Not all of the university's money goes to support profs like Ward Churchill... Is there largess without return on investment? Yes. But let's not "throw out the baby with the bath water."
This guide was a great help in our search.
We weren't about to spend our retirement just so they could get a college degree. We planned to put them through 12 years of Catholic school; the rest was up to them.
The oldest did get a full scholarship to a State school, where he ended up staying for five years, because he changed majors so he could get ready for Law School. He did loans for his three years of Law School, and is now working as an attorney in Boston. #2 son didn't get a scholarship, but we got Financial Aid because #1 was in school at the same time. The FAFSA form didn't ask if the other kids in college had scholarships. ;o) He went to a private university, though, so he had some hefty loans. He wanted to go to Grad school, and was feeling down that he'd have to get even more loans, but SirKit told him to go somewhere where THEY'D pay for grad school. He's now at UT Austin in his 4th year of a 6 year PhD program.
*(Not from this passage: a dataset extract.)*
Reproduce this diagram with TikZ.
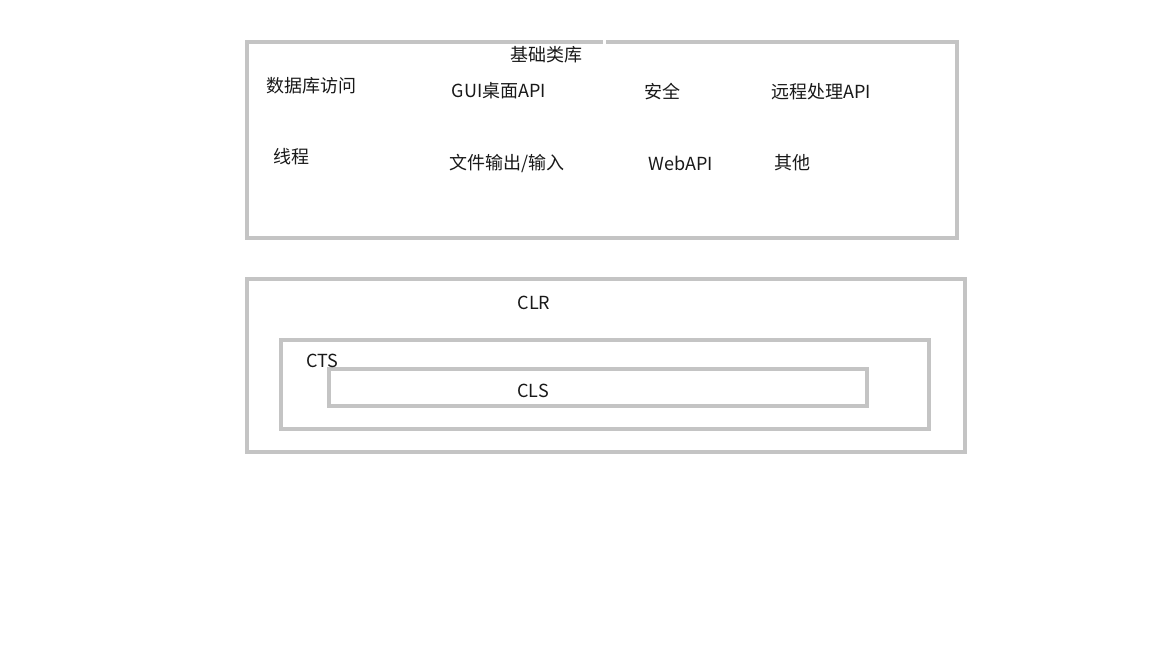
\documentclass[tikz,border=0pt]{standalone}
\usepackage{fontspec}
\setmainfont{Noto Sans CJK SC}
\begin{document}
\begin{tikzpicture}[x=1pt,y=-1pt,
  frame/.style={draw=black!23,line width=4.5pt},
  lbl/.style={font=\fontsize{18}{20}\selectfont,text=black!90,inner sep=0pt}]
\useasboundingbox[fill=white] (0,0) rectangle (1152,648);
% top box with gap in top border
\draw[frame] (603,42) -- (247,42) -- (247,238) -- (957,238) -- (957,42) -- (606,42);
\node[lbl] (base) at (546,55) {基础类库};
\node[lbl] (db) at (311,86) {数据库访问};
\node[lbl] (gui) at (499,91) {GUI桌面API};
\node[lbl] (sec) at (662,92) {安全};
\node[lbl] (remote) at (821,92) {远程处理API};
\node[lbl] (thread) at (291,157) {线程};
\node[lbl] (io) at (507,163) {文件输出/输入};
\node[lbl] (web) at (681,163) {WebAPI};
\node[lbl] (other) at (792,163) {其他};
% CLR
\draw[frame] (247,279) rectangle (965,452);
\draw[frame] (281,340) rectangle (929,429);
\draw[frame] (329,369) rectangle (867,406);
\node[lbl] (clr) at (534,303) {CLR};
\node[lbl] (cts) at (322,361) {CTS};
\node[lbl] (cls) at (533,391) {CLS};
\end{tikzpicture}
\end{document}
#3, our only daughter, was homeschooled through high school, and she ended up getting a 3/4 scholarship for a small Catholic university. She's going into her Sophomore year. Our youngest son is going into his Senior year, and he's already thinking about reasonably priced colleges to attend.
I am sure that you are gakrak, it’s tough out here in the world so to speak, but if you have raised your daughters with values then you may have given them more then a college education can give them.
IMO, successful people all have the same traits no matter their degrees.